I pondered through to Christmas, and a two-way fight for my loyalty developed between the Florida Marlins and the Chicago Cubs. I was on the verge of adopting the Marlins, largely so I could listen to Dave van Horne some more, when something curious happened. I noticed the Arizona Diamondbacks.

The Diamondbacks had a terrible season last year. They also got a lot of abuse at Baseball Think Factory, my main hangout on the Web, because their player moves this past off-season were seen as poor. Since I'm a contrarian kind of fellow, and finding their BTF contingent to be nice people, I thought I'd just hesitate a moment before deciding to side with the Fish for a season.

So, one of the themes for this blog during the coming season will be my personal competition between the Marlins and the Diamondbacks. I'll post some thoughts subsequently on how I feel about the two. In the meantime, you can read my analysis of the Expos' last season here.


1 March 2005
The Moorad Mystery

Jeff Moorad offered to put a lot of money into the Arizona Diamondbacks in the summer of last year. Since the franchise is rumoured to be one of the most indebted in Major League Baseball, such a cash injection was no doubt welcome. Yet for some reason MooradŐs approval as managing partner was held up by the Commissioner for over six months.

No-one was very forthcoming about why there had been such a delay. So, of course, plenty of opportunity for people to think the absolute worst of the Commissioner and the other owners. And so we did.

It seems that Moorad finally managed to convince the other owners that he wasn't going to pass their secrets to the Players' Association. However, did he do the opposite? The article I have linked to at the top refers to 'vast amounts of records' being supplied by Moorad to Major League Baseball. What was in these records? What could be in these records?

On such foundations, cranks build conspiracy theories.

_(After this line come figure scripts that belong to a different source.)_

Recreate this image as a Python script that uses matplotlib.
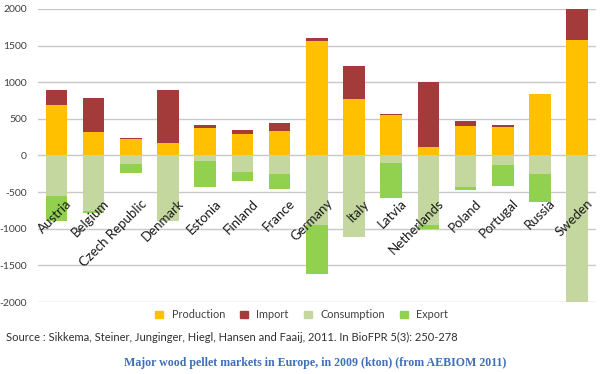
import numpy as np
import matplotlib
matplotlib.use("Agg")
from matplotlib import pyplot as plt
from matplotlib.patches import Patch

countries = ["Austria", "Belgium", "Czech Republic", "Denmark", "Estonia", "Finland",
             "France", "Germany", "Italy", "Latvia", "Netherlands", "Poland",
             "Portugal", "Russia", "Sweden"]
production = [690, 320, 230, 170, 375, 300, 335, 1560, 770, 550, 115, 405, 385, 835, 1575]
imports = [200, 460, 5, 730, 45, 45, 110, 50, 445, 15, 885, 60, 25, 0, 425]
consumption = [550, 760, 115, 890, 80, 220, 250, 945, 1110, 105, 955, 430, 130, 255, 2000]
export = [350, 25, 120, 10, 355, 135, 205, 670, 0, 470, 45, 45, 290, 380, 0]
yticks = [-2000, -1500, -1000, -500, 0, 500, 1000, 1500, 2000]

c_prod = "#FFC000"
c_imp = "#A33B3B"
c_cons = "#C4D79E"
c_exp = "#92D050"

plt.rcParams['font.family'] = ['Lato', 'DejaVu Sans']

fig = plt.figure(figsize=(6, 3.74), dpi=100)
ax = fig.add_axes([0.063, 0.1925, 0.93, 0.7835])

x = np.arange(len(countries))
w = 0.58
prod = np.array(production)
cons = -np.array(consumption)
ax.bar(x, prod, w, color=c_prod, zorder=2)
ax.bar(x, imports, w, bottom=prod, color=c_imp, zorder=2)
ax.bar(x, cons, w, color=c_cons, zorder=2)
ax.bar(x, -np.array(export), w, bottom=cons, color=c_exp, zorder=2)

ax.set_xlim(-0.5, len(countries) - 0.5)
ax.set_ylim(-2000, 2000)
ax.set_yticks(yticks)
ax.set_yticklabels([str(v) for v in yticks])
ax.tick_params(axis='y', length=0, pad=8, labelsize=7.5, labelcolor="#404040")
ax.set_xticks([])
ax.grid(axis='y', color="#c8c8c8", lw=1, zorder=0)
for s in ax.spines.values():
    s.set_visible(False)

# category labels sit inside the plot, rotated
for i, name in enumerate(countries):
    ax.text(i + 0.25, -570, name, rotation=45, rotation_mode='anchor',
            ha='right', va='top', fontsize=9.5, color="#1a1a1a", zorder=3)

handles = [Patch(color=c_prod), Patch(color=c_imp), Patch(color=c_cons), Patch(color=c_exp)]
fig.legend(handles, ["Production", "Import", "Consumption", "Export"],
           loc='center', bbox_to_anchor=(0.503, 0.158), ncol=4, frameon=False,
           fontsize=7.8, handlelength=0.7, handleheight=0.7, columnspacing=1.4,
           handletextpad=0.8, labelcolor="#404040")

fig.text(0.01, 0.098, "Source : Sikkema, Steiner, Junginger, Hiegl, Hansen and Faaij, 2011. In BioFPR 5(3): 250-278",
         fontsize=8, color="#303030", va='center')
fig.text(0.525, 0.029, "Major wood pellet markets in Europe, in 2009 (kton) (from AEBIOM 2011)",
         family='Liberation Serif', fontweight='bold', fontsize=8.6, color="#3F6FB5",
         ha='center', va='center')

fig.savefig("out.png", dpi=100)
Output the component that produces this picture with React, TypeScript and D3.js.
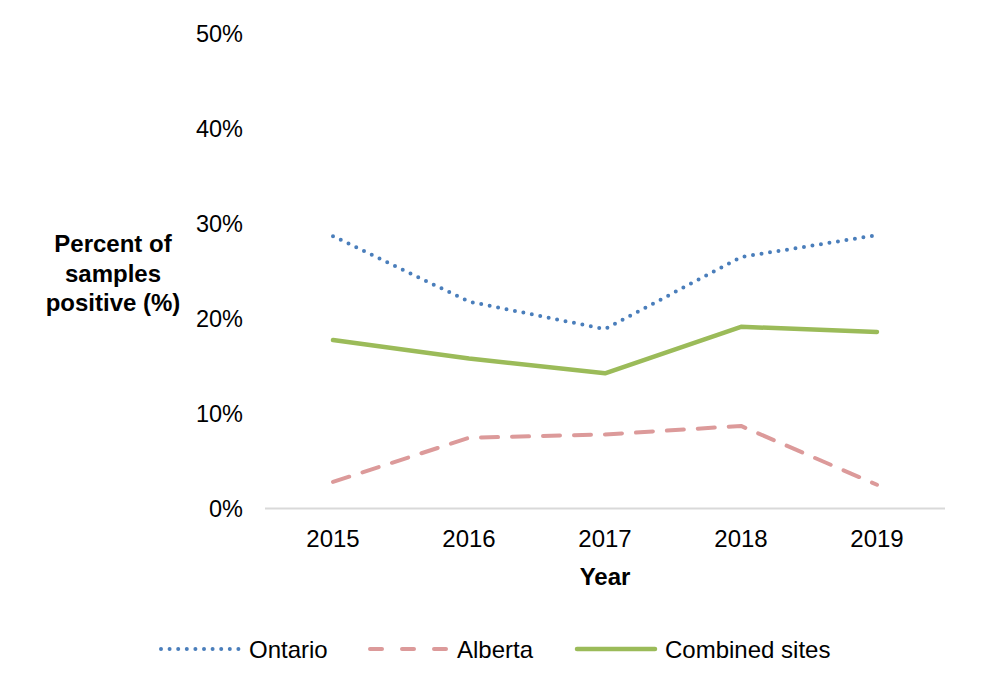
import * as d3 from 'd3';

import React, { useEffect, useRef } from 'react';

const years = ['2015', '2016', '2017', '2018', '2019'];
const ontario = [28.7, 21.8, 18.9, 26.5, 28.8];
const alberta = [2.8, 7.45, 7.8, 8.7, 2.5];
const combined = [17.75, 15.8, 14.25, 19.15, 18.6];
const yTicks = [0, 10, 20, 30, 40, 50];

const seriesNames = ['Ontario', 'Alberta', 'Combined sites'];
const seriesValues = [ontario, alberta, combined];
const seriesColors = ['#4a7ebb', '#dc9a9a', '#9bbb59'];

const FONT = '"Liberation Sans", Arial, sans-serif';

export default function App() {
  const chartRef = useRef<SVGSVGElement>(null);

  useEffect(() => {
    const width = 982;
    const height = 691;
    const margin = { top: 34, right: 37, bottom: 182, left: 265 };

    const svg = d3.select(chartRef.current);
    svg.selectAll('*').remove();

    const x = d3
      .scaleBand<string>()
      .domain(years)
      .range([margin.left, width - margin.right])
      .padding(0);

    const y = d3
      .scaleLinear()
      .domain([0, 50])
      .range([height - margin.bottom - 0.5, margin.top]);

    const cx = (d: string) => (x(d) as number) + x.bandwidth() / 2;

    // y tick labels (no gridlines in the original)
    svg
      .append('g')
      .selectAll('text')
      .data(yTicks)
      .join('text')
      .attr('x', 243)
      .attr('y', (d) => y(d))
      .attr('dy', '0.36em')
      .attr('text-anchor', 'end')
      .style('font-family', FONT)
      .style('font-size', '23.5px')
      .attr('fill', '#000')
      .text((d) => `${d}%`);

    // x axis baseline
    svg
      .append('line')
      .attr('x1', margin.left)
      .attr('x2', width - margin.right)
      .attr('y1', y(0))
      .attr('y2', y(0))
      .attr('stroke', '#d9d9d9')
      .attr('stroke-width', 2);

    svg
      .append('g')
      .selectAll('text')
      .data(years)
      .join('text')
      .attr('x', (d) => cx(d))
      .attr('y', 547)
      .attr('text-anchor', 'middle')
      .style('font-family', FONT)
      .style('font-size', '24px')
      .attr('fill', '#000')
      .text((d) => d);

    // axis titles
    svg
      .append('text')
      .attr('x', (margin.left + width - margin.right) / 2)
      .attr('y', 585)
      .attr('text-anchor', 'middle')
      .style('font-family', FONT)
      .style('font-size', '24px')
      .style('font-weight', 'bold')
      .text('Year');

    const yTitle = svg
      .append('text')
      .attr('text-anchor', 'middle')
      .style('font-family', FONT)
      .style('font-size', '24px')
      .style('font-weight', 'bold');
    ['Percent of', 'samples', 'positive (%)'].forEach((t, i) => {
      yTitle
        .append('tspan')
        .attr('x', 113)
        .attr('y', 252 + i * 29.5)
        .text(t);
    });

    const dashFor = (i: number) => (i === 0 ? '0 8.6' : i === 1 ? '17 14' : null);

    const line = d3
      .line<number>()
      .x((_, i) => cx(years[i]))
      .y((d) => y(d));

    svg
      .append('g')
      .selectAll('path')
      .data(seriesValues)
      .join('path')
      .attr('d', (d) => line(d))
      .attr('fill', 'none')
      .attr('stroke', (_, i) => seriesColors[i])
      .attr('stroke-width', (_, i) => (i === 2 ? 4.5 : 4))
      .attr('stroke-linecap', 'round')
      .attr('stroke-linejoin', 'round')
      .attr('stroke-dasharray', (_, i) => dashFor(i));

    // legend
    const legendX = [161, 370, 577];
    const legend = svg
      .append('g')
      .selectAll('g')
      .data(seriesNames)
      .join('g')
      .attr('transform', (_, i) => `translate(${legendX[i]},649)`);

    legend
      .append('line')
      .attr('x1', 0)
      .attr('x2', (_, i) => (i === 1 ? 82 : 78))
      .attr('y1', 0)
      .attr('y2', 0)
      .attr('stroke', (_, i) => seriesColors[i])
      .attr('stroke-width', (_, i) => (i === 2 ? 4.5 : 4))
      .attr('stroke-linecap', 'round')
      .attr('stroke-dasharray', (_, i) => (i === 0 ? '0 8.6' : i === 1 ? '12 20' : null));

    legend
      .append('text')
      .attr('x', (_, i) => (i === 1 ? 87 : 88))
      .attr('y', 0)
      .attr('dy', '0.36em')
      .style('font-family', FONT)
      .style('font-size', '24px')
      .attr('fill', '#000')
      .text((d) => d);
  }, []);

  return (
    <svg
      ref={chartRef}
      width={982}
      height={691}
      style={{ position: 'absolute', left: 0, top: 0, background: '#fff' }}
    />
  );
}
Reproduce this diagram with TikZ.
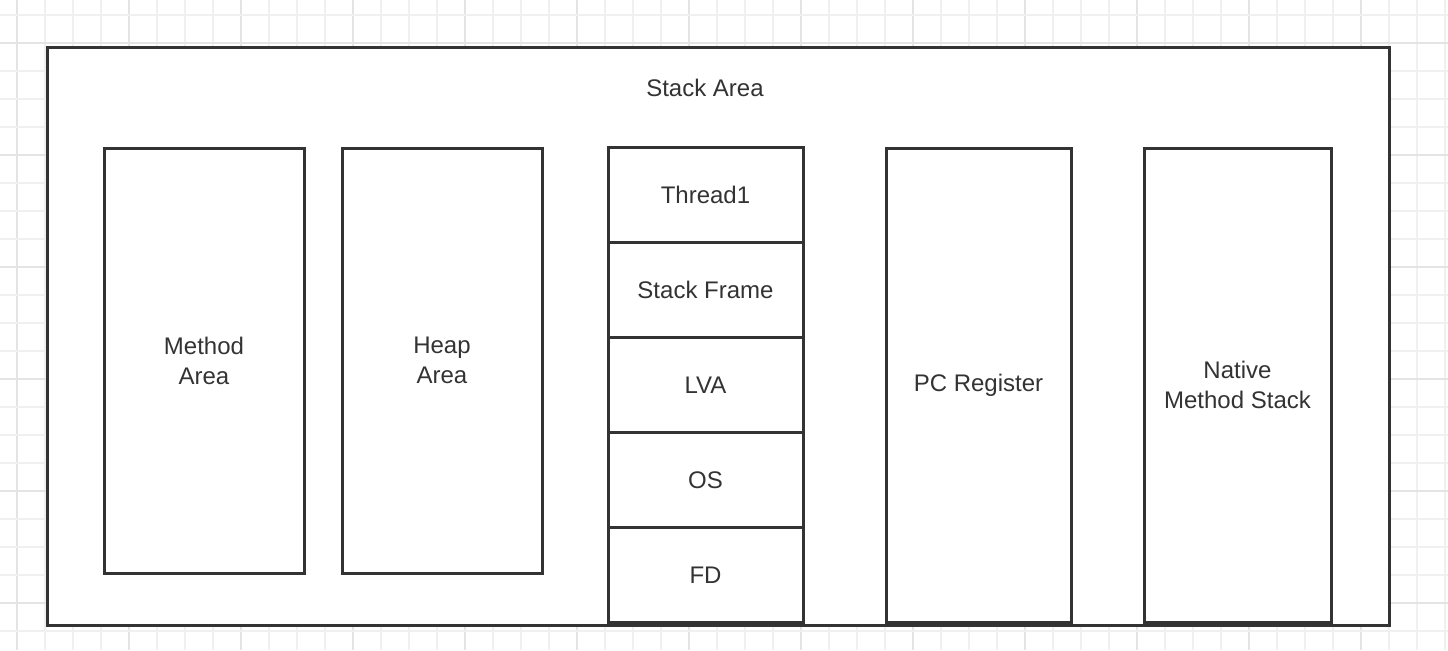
\documentclass[tikz,border=0pt]{standalone}
\usepackage{fontspec}
\setmainfont{Liberation Sans}
\usetikzlibrary{positioning}

\definecolor{ink}{HTML}{333333}
\definecolor{gridminor}{HTML}{F0F0F0}
\definecolor{gridmajor}{HTML}{E4E4E4}

\tikzset{
    area/.style={draw=ink, line width=1.5pt, fill=white, rectangle, inner sep=0pt,
        outer sep=0pt, text=ink, align=center, font=\fontsize{12}{15}\selectfont},
    cell/.style={area, minimum width=97.5pt, minimum height=47.5pt},
}

\begin{document}
\begin{tikzpicture}[x=0.5pt, y=-0.5pt]
            \useasboundingbox (0,0) rectangle (1448,650);

            % background grid
            \foreach \k in {0,...,51} {
                \pgfmathsetmacro{\gx}{17+28*\k}
                \ifnum\numexpr\k-4*(\k/4)\relax=0
                    \draw[gridmajor, line width=0.6pt] (\gx,0) -- (\gx,650);
                \else
                    \draw[gridminor, line width=0.6pt] (\gx,0) -- (\gx,650);
                \fi
            }
            \foreach \k in {0,...,22} {
                \pgfmathsetmacro{\gy}{15+28*\k}
                \draw[gridminor, line width=0.6pt] (0,\gy) -- (1448,\gy);
            }
            \foreach \gy in {43,155,267,379,491,603}
                \draw[gridmajor, line width=0.6pt] (0,\gy) -- (1448,\gy);

            % outer frame
            \node[area, minimum width=671pt, minimum height=289pt] (frame) at (718,336) {};
            \node[text=ink, font=\fontsize{12}{15}\selectfont] (title) at (705,88) {Stack Area};

            % areas
            \node[area, minimum width=100pt, minimum height=212.5pt] (method) at (204,360.5) {Method\\Area};
            \node[area, minimum width=100pt, minimum height=212.5pt] (heap) at (442,360.5) {Heap\\Area};

            % thread stack
            \node[cell] (thread) at (705.5,195) {Thread1};
            \node[cell, below=0pt of thread] (frameS) {Stack Frame};
            \node[cell, below=0pt of frameS] (lva) {LVA};
            \node[cell, below=0pt of lva] (os) {OS};
            \node[cell, below=0pt of os] (fd) {FD};

            \node[area, minimum width=92.5pt, minimum height=237pt] (pc) at (978.5,385) {PC Register};
            \node[area, minimum width=93.5pt, minimum height=237pt] (native) at (1237.5,385) {Native\\Method Stack};
        \end{tikzpicture}
\end{document}
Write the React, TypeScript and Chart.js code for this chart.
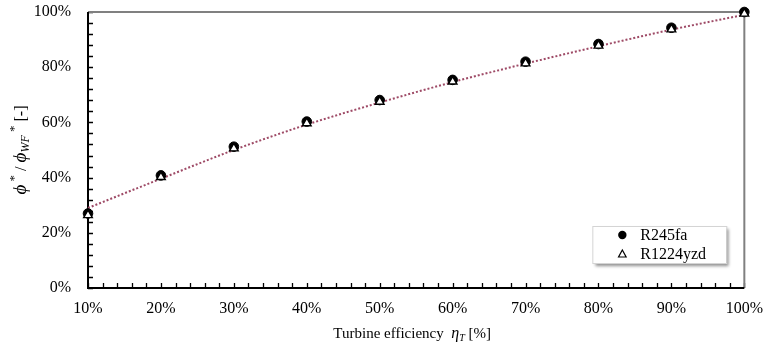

I see no reason to doubt that Major League Baseball's owners, particularly Jerry Reinsdorf, the Dark Lord behind the Commissioner's curtain, will have taken the opportunity that this presented to learn as much as possible about what a major league agent might have to say to the players' union.

Of course, there are no grounds to complain if the price of a quiet life is to sell out your erstwhile ally. It's just business.